Guadeloupe lost 12,000 of its 150,000 residents in the cholera epidemic of 1865–66.
In 1925, after the trial of Henry Sidambarom (Justice of the Peace and defender of the cause of Indian workers), Raymond Poincaré decided to grant French nationality and the right to vote to Indian citizens.
In 1946, the colony of Guadeloupe became an overseas department of France. Then in 1974, it became an administrative center. Its deputies sit in the French National Assembly in Paris.
Today, the population of Guadeloupe is mainly of African or mixed descent and largely Roman Catholic, speaking French and a Creole patois (Antillean Creole). There are also Europeans, Indians, Lebanese, Syrians, Chinese, and Carib Amerindians(remnants of the original pre-European population). The archipelago of Îles des Saintes is mostly populated by the descendants of colonists from Brittany and Normandy.
On 15 July 2007, the island communes of Saint-Martin and Saint-Barthélemy were officially detached from Guadeloupe and became two separate French overseas collectivities with their own local administration.

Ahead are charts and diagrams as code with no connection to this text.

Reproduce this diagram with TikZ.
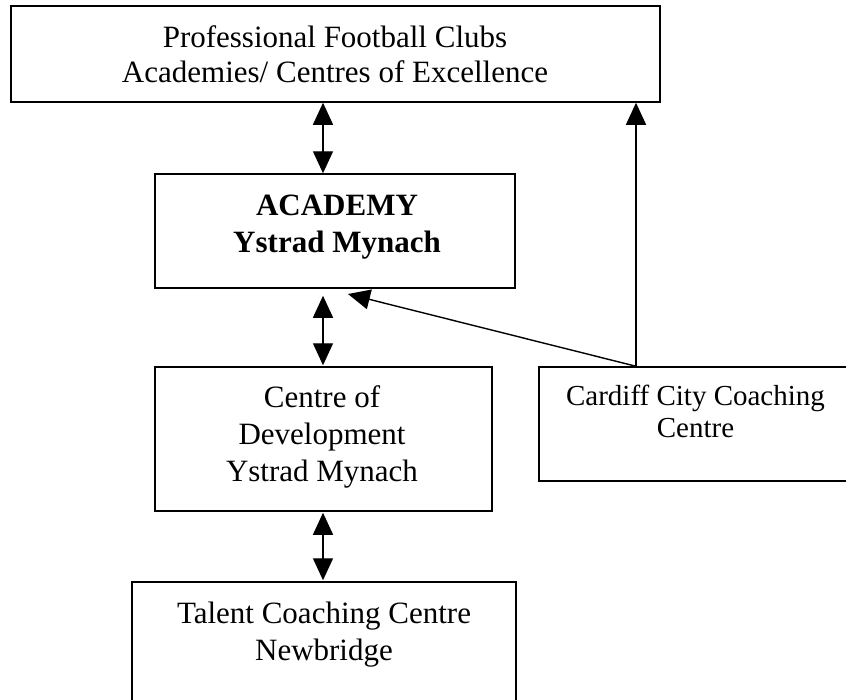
\documentclass[tikz,border=0pt]{standalone}
\usepackage{fontspec}
\setmainfont{Liberation Serif}
\usetikzlibrary{arrows.meta}
\begin{document}
\begin{tikzpicture}[x=1pt,y=-1pt,
  box/.style={draw, line width=1.5pt, inner sep=0pt},
  txt/.style={inner sep=0pt, align=center, anchor=north, font=\fontsize{31}{37}\selectfont},
  tip/.tip={Triangle[width=20pt,length=22pt]},
  link/.style={line width=1.4pt, -tip},
  dbl/.style={line width=1.4pt, tip-tip}]
\useasboundingbox (0,0) rectangle (846,699);
\clip (0,0) rectangle (846,699);
\fill[white] (0,0) rectangle (846,699);

% boxes
\node[box, minimum width=649pt, minimum height=96pt] (top) at (335.5,54) {};
\node[box, minimum width=360pt, minimum height=114pt] (acad) at (335,231) {};
\node[box, minimum width=337pt, minimum height=144pt] (cod) at (323.5,439) {};
\node[box, minimum width=314pt, minimum height=114pt] (card) at (696,424) {};
\node[box, minimum width=384pt, minimum height=152pt] (tal) at (324,658) {};

% texts
\node[txt, font=\fontsize{31}{35}\selectfont] (tTop) at (335,22.5)
  {\strut Professional Football Clubs\\Academies/ Centres of Excellence};
\node[txt, font=\fontsize{31}{37}\selectfont\bfseries] (tAcad) at (337,189.1)
  {\strut ACADEMY\\Ystrad Mynach};
\node[txt] (tCod) at (322,381.1)
  {\strut Centre of\\Development\\Ystrad Mynach};
\node[txt, font=\fontsize{29}{32}\selectfont] (tCard) at (695.5,382.6)
  {\strut Cardiff City Coaching\\Centre};
\node[txt] (tTal) at (324,597.1)
  {\strut Talent Coaching Centre\\Newbridge};

% connector anchors
\coordinate (xa) at (323,0);
\coordinate (xc) at (636,0);
\coordinate (tipA) at (348,294);

\draw[dbl] (top.south -| xa) -- (acad.north -| xa);
\draw[dbl, shorten <=7pt, shorten >=1pt] (acad.south -| xa) -- (cod.north -| xa);
\draw[dbl, shorten <=1pt, shorten >=1pt] (cod.south -| xa) -- (tal.north -| xa);
\draw[link] (card.north -| xc) -- (top.south -| xc);
\draw[link] (card.north -| xc) -- (tipA);
\end{tikzpicture}
\end{document}
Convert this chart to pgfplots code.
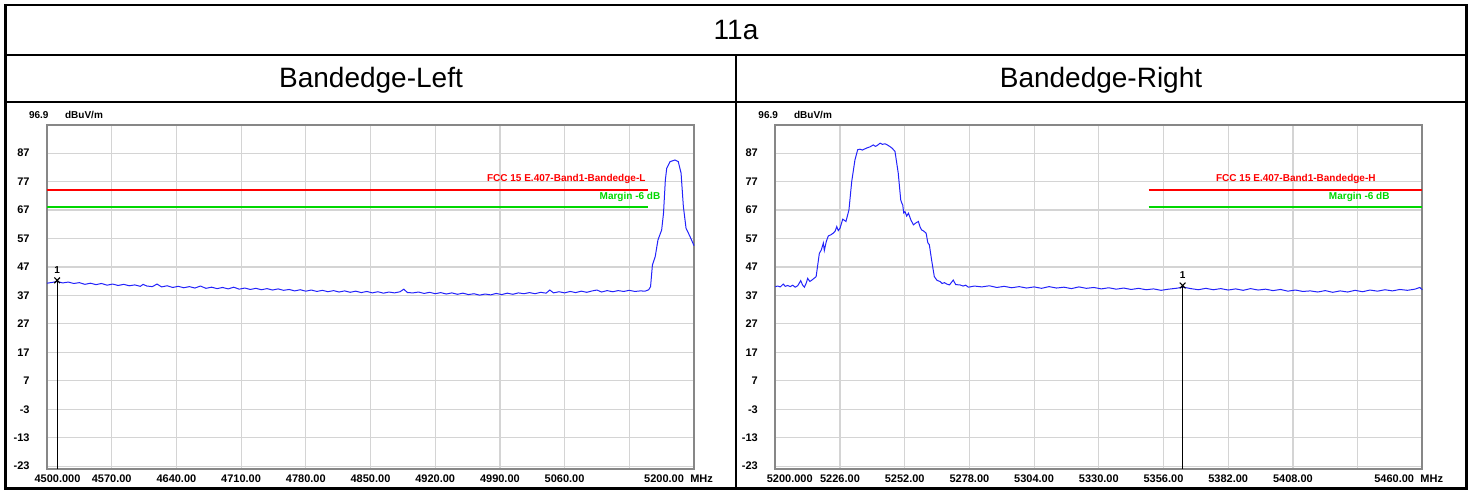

On 20 January 2009, an umbrella group of approximately fifty labour union and other associations (known in the local Antillean Creole as the Liyannaj Kont Pwofitasyon (LKP), led by Élie Domota) called for a €200 ($260 USD) monthly pay increase for the island’s low income workers. The protesters have proposed that authorities “lower business taxes as a top up to company finances” to pay for the €200 pay raises. Employers and business leaders in Guadeloupe have said that they cannot afford the salary increase. The strike lasted 44 days, ending with an accord reached on 5 March 2009. Tourism suffered greatly during this time and affected the 2010 tourist season as well.
The French Caribbean general strikes exposed deep ethnic, racial, and class tensions and disparities within Guadeloupe. Guadeloupe has an unemployment rate of approximately 30%. The urban and industrial areas resemble that of any French city with car and machinery dealerships, supermarkets and chain stores. It appeared a more sophisticated island than some of the other islands that we had visited.